On Wednesday, January 1, 2020, turnover tax for traders operating Small and medium enterprises (SMEs) came into effect.
The re-introduction of the levy, which was suspended in 2018, will see traders whose annual sales are below Ksh5 million start paying a three percent tax on their sales to the Kenya Revenue Authority (KRA).
The levy was reintroduced after President Uhuru Kenyatta signed the Finance Act 2019 into law in November last year with the aim of boosting tax collections.
The Treasury had dropped the turnover tax due to its poor performance as most traders failed to make revenue disclosures.
It replaced the sales levy with a presumptive tax at the rate of 15 percent of the single business permit fee issued by county governments when renewing their permits.
The government seemed to have been deliberate on the move as the tax allowed KRA to gather additional data on small traders, setting the stage for the return of the turnover tax.
Even with the reintroduction of the levy KRA maintains that the presumptive tax will remain an advance tax that will be deducted against the turnover tax.

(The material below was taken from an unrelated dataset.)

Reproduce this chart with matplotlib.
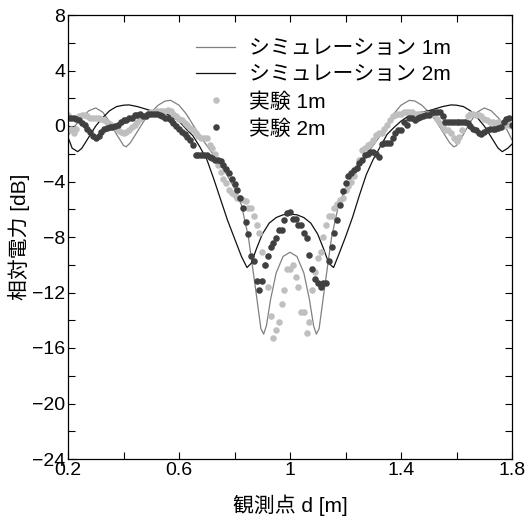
import numpy as np
import matplotlib.pyplot as plt
from matplotlib.ticker import MultipleLocator

plt.rcParams['font.family'] = ['Liberation Sans', 'Noto Sans CJK JP', 'DejaVu Sans']
plt.rcParams['axes.unicode_minus'] = True

# simulation curves
sim1_d = [0.200, 0.225, 0.250, 0.275, 0.300, 0.325, 0.350, 0.375, 0.400, 0.410,
          0.425, 0.450, 0.475, 0.500, 0.525, 0.550, 0.570, 0.600, 0.625, 0.650,
          0.675, 0.700, 0.725, 0.750, 0.775, 0.800, 0.825, 0.850, 0.875, 0.895,
          0.905, 0.915, 0.930, 0.950, 0.975, 1.000, 1.025, 1.050, 1.070, 1.085,
          1.095, 1.105, 1.125, 1.150, 1.175, 1.200, 1.225, 1.250, 1.275, 1.300,
          1.325, 1.350, 1.375, 1.400, 1.430, 1.450, 1.475, 1.500, 1.525, 1.550,
          1.575, 1.590, 1.600, 1.625, 1.650, 1.675, 1.700, 1.725, 1.750, 1.775,
          1.800]
sim1_db = [-0.7, 0.0, 0.6, 1.1, 1.3, 1.0, 0.3, -0.6, -1.4, -1.5,
           -1.2, -0.4, 0.4, 1.0, 1.5, 1.8, 1.85, 1.5, 0.9, 0.1,
           -0.7, -1.4, -2.1, -2.8, -3.6, -4.5, -5.7, -8.0, -11.6, -14.6,
           -15.0, -14.4, -12.5, -10.6, -9.4, -9.1, -9.4, -10.6, -12.5, -14.4,
           -15.0, -14.6, -11.6, -8.0, -5.7, -4.5, -3.6, -2.8, -2.1, -1.4,
           -0.7, 0.1, 0.9, 1.5, 1.85, 1.8, 1.5, 1.0, 0.4, -0.4,
           -1.2, -1.5, -1.4, -0.6, 0.3, 1.0, 1.3, 1.1, 0.6, 0.0,
           -1.0]

sim2_d = [0.200, 0.215, 0.235, 0.250, 0.275, 0.300, 0.325, 0.350, 0.375, 0.400,
          0.420, 0.450, 0.475, 0.500, 0.525, 0.550, 0.575, 0.600, 0.625, 0.650,
          0.675, 0.700, 0.725, 0.750, 0.775, 0.800, 0.825, 0.845, 0.860, 0.880,
          0.900, 0.925, 0.950, 0.975, 1.000, 1.025, 1.050, 1.075, 1.100, 1.120,
          1.140, 1.157, 1.175, 1.200, 1.225, 1.250, 1.275, 1.300, 1.325, 1.350,
          1.375, 1.400, 1.425, 1.450, 1.475, 1.500, 1.525, 1.550, 1.580, 1.600,
          1.625, 1.650, 1.675, 1.700, 1.725, 1.750, 1.765, 1.785, 1.800]
sim2_db = [-0.8, -1.6, -1.85, -1.6, -0.8, 0.0, 0.6, 1.1, 1.4, 1.5,
           1.52, 1.4, 1.25, 1.1, 1.0, 0.9, 0.7, 0.35, -0.2, -0.7,
           -1.5, -2.4, -3.8, -5.3, -6.8, -8.1, -9.4, -10.2, -9.9, -8.8,
           -7.8, -7.0, -6.6, -6.4, -6.35, -6.4, -6.6, -7.0, -7.8, -8.8,
           -9.9, -10.2, -9.3, -8.0, -6.6, -5.0, -3.5, -2.4, -1.5, -0.6,
           -0.1, 0.35, 0.7, 0.9, 1.0, 1.1, 1.25, 1.4, 1.52, 1.5,
           1.4, 1.1, 0.6, 0.0, -0.8, -1.6, -1.85, -1.6, -1.3]

# measured points, every 0.01 m from 0.20 to 1.80
d_exp = np.round(np.arange(0.20, 1.805, 0.01), 2)

exp1_db = [0.8, -0.2, -0.5, -0.2, 0.7, 0.8, 0.8, 0.7, 0.6, 0.6,
           0.6, 0.6, 0.5, 0.45, 0.3, 0.15, 0.0, -0.1, -0.3, -0.4,
           -0.5, -0.45, -0.3, -0.1, 0.1, 0.3, 0.5, 0.7, 0.8, 0.9,
           1.0, 1.0, 1.1, 1.1, 1.1, 1.05, 1.15, 1.1, 0.9, 0.75,
           0.5, 0.4, 0.2, 0.05, -0.15, -0.3, -0.5, -0.7, -0.9, -0.9,
           -0.9, -1.4, -1.6, -2.0, -2.8, -3.3, -3.8, -4.1, -4.6, -4.8,
           -5.0, -5.2, -5.2, -5.3, -5.4, -5.9, -5.9, -6.5, -7.1, -7.7,
           -9.1, -10.0, -11.6, -13.7, -15.3, -14.7, -14.1, -12.8, -11.8, -10.3,
           -10.3, -10.0, -10.9, -11.6, -13.4, -13.4, -14.9, -14.1, -11.8, -10.5,
           -9.5, -9.1, -8.0, -7.1, -6.5, -6.5, -5.9, -5.6, -5.3, -5.2,
           -4.6, -4.3, -4.0, -3.6, -3.0, -2.45, -1.73, -1.6, -1.4, -1.3,
           -1.0, -0.65, -0.53, -0.5, -0.2, 0.07, 0.4, 0.7, 0.8, 0.9,
           0.9, 1.0, 1.0, 1.0, 1.0, 0.9, 0.9, 0.9, 0.9, 0.9,
           0.9, 0.9, 0.9, 0.5, 0.2, -0.1, -0.3, -0.3, -0.5, -0.9,
           -1.1, -0.8, -0.3, 0.3, 0.7, 0.9, 0.9, 0.8, 0.8, 0.7,
           0.5, 0.4, 0.3, 0.3, 0.2, 0.3, 0.1, 0.0, 0.2, 0.1,
           0.0]

exp2_db = [0.6, 0.6, 0.55, 0.5, 0.4, 0.2, 0.05, -0.2, -0.45, -0.75,
           -0.9, -0.7, -0.4, -0.2, -0.15, -0.1, -0.05, 0.0, 0.1, 0.3,
           0.45, 0.45, 0.55, 0.55, 0.8, 0.8, 0.9, 0.7, 0.7, 0.9,
           0.9, 0.9, 0.9, 0.8, 0.7, 0.6, 0.55, 0.4, 0.2, 0.0,
           -0.2, -0.4, -0.55, -0.8, -1.0, -1.4, -2.1, -2.1, -2.1, -2.1,
           -2.1, -2.2, -2.3, -2.45, -2.45, -2.5, -2.8, -3.1, -3.4, -3.8,
           -4.2, -4.6, -5.2, -5.9, -6.9, -7.8, -9.4, -9.7, -11.2, -11.8,
           -11.2, -10.0, -9.4, -8.7, -8.4, -8.1, -7.5, -7.5, -6.8, -6.3,
           -6.2, -6.7, -6.7, -7.1, -7.1, -7.7, -8.1, -9.3, -10.3, -11.0,
           -11.3, -11.6, -11.3, -11.3, -9.7, -8.7, -7.7, -6.8, -5.7, -4.7,
           -4.1, -3.6, -3.4, -3.2, -3.0, -2.7, -2.45, -2.1, -2.0, -1.85,
           -1.85, -2.0, -2.2, -1.3, -1.25, -1.25, -1.25, -0.9, -0.5, -0.3,
           -0.3, 0.3, 0.1, 0.55, 0.55, 0.45, 0.55, 0.65, 0.7, 0.8,
           0.8, 1.0, 1.0, 1.0, 1.0, 0.7, 0.3, 0.3, 0.3, 0.3,
           0.3, 0.3, 0.3, 0.3, 0.2, 0.0, -0.2, -0.3, -0.5, -0.55,
           -0.4, -0.3, -0.2, -0.2, -0.2, -0.15, -0.1, 0.3, 0.5, 0.6,
           0.1]

labels = ['シミュレーション 1m', 'シミュレーション 2m', '実験 1m', '実験 2m']

fig = plt.figure(figsize=(5.28, 5.21), dpi=100)
ax = fig.add_axes([68/528, 1 - 459/521, 444/528, 444/521])

ax.plot(sim1_d, sim1_db, color='#808080', lw=0.9, label=labels[0])
ax.plot(sim2_d, sim2_db, color='#111111', lw=0.9, label=labels[1])
ax.plot(d_exp, exp1_db, 'o', color='#bfbfbf', ms=4.7, mew=0, label=labels[2])
ax.plot(d_exp, exp2_db, 'o', color='#404040', ms=4.7, mew=0, label=labels[3])

ax.set_xlim(0.2, 1.8)
ax.set_ylim(-24, 8)
ax.xaxis.set_minor_locator(MultipleLocator(0.2))
ax.yaxis.set_major_locator(MultipleLocator(4))
ax.yaxis.set_minor_locator(MultipleLocator(2))
ax.set_xticks([0.2, 0.6, 1.0, 1.4, 1.8])
ax.set_xticklabels(['0.2', '0.6', '1', '1.4', '1.8'])
ax.tick_params(which='both', direction='in', top=True, right=True,
               labelsize=14, length=5, width=0.8)
ax.tick_params(axis='y', pad=2)
ax.tick_params(axis='x', pad=2)
for s in ax.spines.values():
    s.set_linewidth(0.9)

ax.set_xlabel('観測点 d [m]', fontsize=15)
ax.set_ylabel('相対電力 [dB]', fontsize=15)
ax.xaxis.set_label_coords(0.5, -0.08)
ax.yaxis.set_label_coords(-0.085, 0.5)

ax.legend(loc='upper left', bbox_to_anchor=(0.288, 0.946), frameon=False,
          fontsize=15, handlelength=1.9, handletextpad=0.67, labelspacing=0.36,
          borderpad=0, borderaxespad=0, numpoints=1)

plt.savefig('out.png', dpi=100)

To defend KRA’s move to retain presumptive tax, KRA deputy commissioner for corporate policy Maurice Oray said, “The key thing is to recruit as many taxpayers as possible within that bracket, which has remained largely untaxed.”
The turnover levy comes at a time the nation continues to experience increasing concerns over tough economic times and is expected to overburden SMEs who continue to decry depreciating returns.
This is as even Central Bank Governor Patric Njoroge predicted yesterday that the new year might not be smooth.
“The bad news is 2020 may prove as challenging. But we believe we are ready and will prove up to the task, ultimately improving the lives of those around us especially the most needy,” Governor Njoroge posted on his official Twitter account.
On the other hand, the tax is expected to boost KRA’s revenue collection from a majority of small traders, who have not been paying state taxes.
KRA has had difficulties increasing taxes in line with GDP growth or with the introduction of new taxes, missing the targets set by Treasury every year.